No contention is made that Leaco’s acceptance of the NTTCs was untimely. At the hearing before the Commissioner, the Bureau contended Leaco did not accept the *632NTTCs in good faith. It renews that argument in this Court. The Bureau concedes the evidence shows Leaco did not accept the NTCCs in bad faith. It contends this evidence does not support an inference of good faith. Its position is that the taxpayer must show affirmative action, such as an inquiry into the use intended by the buyer, before good faith is shown.
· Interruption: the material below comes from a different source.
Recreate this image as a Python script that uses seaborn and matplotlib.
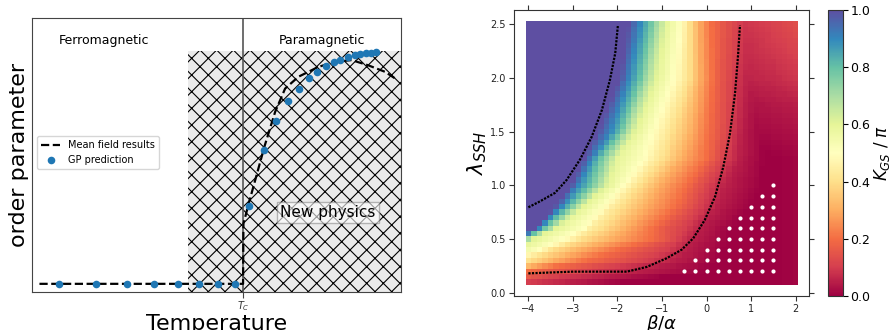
import numpy as np
import matplotlib
matplotlib.use("Agg")
import matplotlib.pyplot as plt
import seaborn as sns

# ---------------- left panel: order parameter vs temperature (axis fractions)
t_c = 0.572
new_phys_start = 0.423
new_phys_top = 0.88

mf_t = [0.02, 0.572, 0.573, 0.59, 0.631, 0.659, 0.686, 0.722, 0.776, 0.821,
        0.866, 0.911, 0.957, 0.984]
mf_m = [0.03, 0.03, 0.25, 0.336, 0.536, 0.658, 0.743, 0.786, 0.822, 0.84,
        0.847, 0.828, 0.804, 0.78]

gp_t = [0.074, 0.173, 0.257, 0.33, 0.395, 0.452, 0.503, 0.55, 0.589, 0.629,
        0.662, 0.694, 0.724, 0.75, 0.773, 0.797, 0.819, 0.836, 0.857, 0.875,
        0.89, 0.904, 0.918, 0.932]
gp_m = [0.03, 0.03, 0.03, 0.03, 0.03, 0.03, 0.03, 0.03, 0.314, 0.52,
        0.625, 0.696, 0.743, 0.78, 0.804, 0.826, 0.839, 0.849, 0.858, 0.865,
        0.869, 0.871, 0.874, 0.876]

# ---------------- right panel: K_GS / pi map
beta_cells = np.linspace(-4, 2, 49)
lam_cells = np.linspace(0.1, 2.5, 49)

# value levels, and for each row of lambda the beta where the map crosses them
levels = [1.0, 0.9, 0.8, 0.7, 0.6, 0.5, 0.45, 0.4, 0.3, 0.2, 0.15, 0.1, 0.05, 0.0]
row_lam = [0.1, 0.2, 0.3, 0.4, 0.5, 0.6, 0.8, 1.0, 1.25, 1.5, 2.0, 2.5]
cross_010 = [-6.0, -5.9, -5.8, -5.7, -5.6, -5.5, -5.4, -5.3, -5.0, -4.7, -4.4, -4.0, -3.0, -1.8]
cross_020 = [-5.6, -5.5, -5.4, -5.3, -5.2, -5.0, -4.9, -4.7, -4.4, -4.0, -3.4, -2.6, -1.5, 0.0]
cross_030 = [-5.2, -5.1, -5.0, -4.9, -4.75, -4.5, -4.25, -3.95, -3.4, -2.7, -2.0, -1.3, -0.7, 0.3]
cross_040 = [-4.8, -4.7, -4.6, -4.45, -4.25, -3.75, -3.6, -3.45, -2.8, -2.0, -1.45, -0.85, -0.45, 0.4]
cross_050 = [-4.3, -4.2, -4.1, -4.0, -3.87, -3.2, -3.0, -2.8, -2.1, -1.25, -0.9, -0.6, -0.3, 0.5]
cross_060 = [-3.85, -3.75, -3.65, -3.5, -3.38, -2.75, -2.65, -2.35, -1.8, -1.2, -0.9, -0.45, -0.15, 0.6]
cross_080 = [-3.4, -3.25, -3.08, -2.93, -2.76, -2.3, -2.15, -1.9, -1.35, -0.7, -0.4, -0.1, 0.25, 1.0]
cross_100 = [-3.05, -2.88, -2.62, -2.42, -2.22, -1.85, -1.7, -1.5, -1.05, -0.45, -0.2, 0.1, 0.45, 1.3]
cross_125 = [-2.75, -2.56, -2.4, -2.2, -2.02, -1.4, -1.2, -0.95, -0.55, 0.0, 0.2, 0.45, 0.75, 1.3]
cross_150 = [-2.45, -2.15, -1.94, -1.79, -1.6, -1.2, -0.97, -0.75, -0.33, 0.05, 0.3, 0.55, 0.8, 1.3]
cross_200 = [-1.95, -1.73, -1.5, -1.34, -1.12, -0.72, -0.55, -0.38, -0.15, 0.15, 0.35, 0.62, 0.95, 1.5]
cross_250 = [-1.75, -1.5, -1.28, -1.1, -0.9, -0.58, -0.48, -0.38, -0.18, 0.12, 0.4, 0.75, 1.2, 1.8]

# slightly lighter red in the top right corner
floor_beta = [0.5, 1.0, 1.5, 2.1]
floor_lam = [1.25, 1.75, 2.0, 2.5]
floor_125 = [0.0, 0.0, 0.0, 0.01]
floor_175 = [0.02, 0.03, 0.04, 0.05]
floor_200 = [0.05, 0.06, 0.07, 0.09]
floor_250 = [0.08, 0.09, 0.11, 0.14]

# dotted boundaries
c1_beta = [-4.0, -3.74, -3.4, -3.14, -2.84, -2.58, -2.35, -2.17, -2.05, -1.99]
c1_lam = [0.795, 0.85, 0.93, 1.05, 1.24, 1.45, 1.70, 1.98, 2.23, 2.49]
c2_beta = [-4.0, -2.99, -1.79, -1.34, -0.9, -0.56, -0.3, -0.04, 0.19, 0.375,
           0.525, 0.64, 0.71, 0.75]
c2_lam = [0.18, 0.196, 0.196, 0.24, 0.32, 0.40, 0.506, 0.677, 0.894, 1.17,
          1.48, 1.86, 2.23, 2.49]

# white markers: grid columns, and first column used on each row
dot_beta_cols = [-0.5, -0.25, 0.0, 0.25, 0.5, 0.75, 1.0, 1.25, 1.5]
dot_lam_rows = [0.2, 0.3, 0.4, 0.5, 0.6, 0.7, 0.8, 0.9, 1.0]
dot_row_start = [-0.5, -0.25, 0.0, 0.25, 0.5, 0.75, 1.0, 1.25, 1.5]

# ---------------- build the map
cross = np.array([cross_010, cross_020, cross_030, cross_040, cross_050, cross_060,
                  cross_080, cross_100, cross_125, cross_150, cross_200, cross_250])
floor_grid = np.array([floor_125, floor_175, floor_200, floor_250])
K = np.zeros((len(lam_cells), len(beta_cells)))
for i, lam in enumerate(lam_cells):
    xk = [np.interp(lam, row_lam, cross[:, k]) for k in range(len(levels))]
    main = np.interp(beta_cells, xk, levels)
    fl_cols = [np.interp(lam, floor_lam, floor_grid[:, j]) for j in range(len(floor_beta))]
    fl = np.interp(beta_cells, floor_beta, fl_cols)
    K[i] = np.maximum(main, fl)

dot_b, dot_l = [], []
for lam, start in zip(dot_lam_rows, dot_row_start):
    for b in dot_beta_cols:
        if b >= start:
            dot_b.append(b)
            dot_l.append(lam)

# ---------------- figure
fig = plt.figure(figsize=(8.91, 3.3), dpi=100)
plt.rcParams['hatch.linewidth'] = 0.8

ax1 = fig.add_axes([0.036, 0.115, 0.414, 0.83])
ax1.fill_between([new_phys_start, 1.0], 0, new_phys_top, facecolor='#ebebeb',
                 edgecolor='black', hatch='xx', linewidth=0, zorder=0)
ax1.axvline(t_c, color='#555555', lw=1.2, zorder=1)
sns.lineplot(x=mf_t, y=mf_m, sort=False, estimator=None, color='black',
             linestyle='--', lw=1.6, label='Mean field results', ax=ax1, zorder=3)
sns.scatterplot(x=gp_t, y=gp_m, color='#1f77b4', s=30, linewidth=0,
                label='GP prediction', ax=ax1, zorder=4)
ax1.set_xlim(0, 1)
ax1.set_ylim(0, 1)
ax1.set_xticks([t_c])
ax1.set_xticklabels([r'$T_C$'], fontsize=7)
ax1.set_yticks([])
ax1.tick_params(axis='x', length=4, color='#444444', labelcolor='#333333', pad=1)
for s in ax1.spines.values():
    s.set_color('#444444')
ax1.text(0.195, 0.92, 'Ferromagnetic', fontsize=9, ha='center', va='center')
ax1.text(0.786, 0.92, 'Paramagnetic', fontsize=9, ha='center', va='center')
ax1.text(0.802, 0.292, 'New physics', fontsize=11, ha='center', va='center', zorder=5,
         bbox=dict(boxstyle='square,pad=0.2', facecolor='white', alpha=0.6,
                   edgecolor='#888888'))
ax1.set_xlabel('Temperature', fontsize=16, labelpad=1)
ax1.set_ylabel('order parameter', fontsize=16, labelpad=2)
ax1.legend(loc='center left', fontsize=7, bbox_to_anchor=(0.0, 0.51))

ax2 = fig.add_axes([0.577, 0.103, 0.331, 0.867])
mesh = ax2.pcolormesh(beta_cells, lam_cells, K, cmap='Spectral', vmin=0, vmax=1,
                      shading='nearest', edgecolors='none', antialiased=False)
sns.lineplot(x=c1_beta, y=c1_lam, sort=False, estimator=None, color='black',
             linestyle=(0, (1, 0.6)), lw=1.6, ax=ax2)
sns.lineplot(x=c2_beta, y=c2_lam, sort=False, estimator=None, color='black',
             linestyle=(0, (1, 0.6)), lw=1.6, ax=ax2)
sns.scatterplot(x=dot_b, y=dot_l, color='white', s=9, linewidth=0, ax=ax2, zorder=5)
ax2.set_xlim(-4.32, 2.30)
ax2.set_ylim(-0.031, 2.633)
ax2.set_xticks([-4, -3, -2, -1, 0, 1, 2])
ax2.set_yticks([0.0, 0.5, 1.0, 1.5, 2.0, 2.5])
ax2.tick_params(top=True, right=True, direction='out', labelsize=7, length=3.5,
                color='#333333', labelcolor='#222222', pad=2.5)
for s in ax2.spines.values():
    s.set_color('#333333')
ax2.set_xlabel(r'$\beta/\alpha$', fontsize=13, labelpad=-1)
ax2.set_ylabel(r'$\lambda_{SSH}$', fontsize=15, labelpad=1)

cax = fig.add_axes([0.929, 0.103, 0.0168, 0.867])
cb = fig.colorbar(mesh, cax=cax)
cb.set_ticks([0.0, 0.2, 0.4, 0.6, 0.8, 1.0])
cax.tick_params(labelsize=9, length=3.5, pad=2)
cb.outline.set_edgecolor('#333333')
cax.set_ylabel(r'$K_{GS}$ / $\pi$', fontsize=12, labelpad=1)

fig.savefig('out.png', dpi=100)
The answer is that, neither good faith nor bad faith is an issue in this appeal. The Commissioner made no finding concerning good faith. The Commissioner did not reject the applicability of the NTTCs on the basis that Leaco did not accept them in good faith.

Section 72-16A-13(A), supra, states who “shall execute” NTTCs. The above quoted statutory provision requires that the NTTCs shall be “properly executed.” These words are used in the sense of completing—filling out and signing.—the NTTCs. See “execute” and “executed” in Black’s Law Dictionary (4th Ed. 1951) and Webster’s Third New International Dictionary (1966). The Commissioner did not find, nor was any issue raised, as to whether the NTTCs had been properly executed.

There are three requirements to be met before an NTTC becomes conclusive evidence that proceeds of a transaction are deductible. The requirements are timeliness of acceptance of the NTTC, good faith acceptance of the NTTC and a properly executed NTTC. The Commissioner did not deny effect to Leaco’s NTTCs on any of these grounds.

The Commissioner’s ruling goes beyond the statutory provision. He ruled that Leaco’s claimed deductions were not to be allowed, notwithstanding § 72-16A-13, supra, “because the nontaxable transaction certificates in taxpayer’s possession were improperly issued.”

Section 72-16A-14.9, supra, does not mention NTTCs, but the Bureau concedes, in its brief, that it “permits” use of NTTCs in transactions covered by this section. Section 72-16A-14.15, supra, expressly refers to NTTCs.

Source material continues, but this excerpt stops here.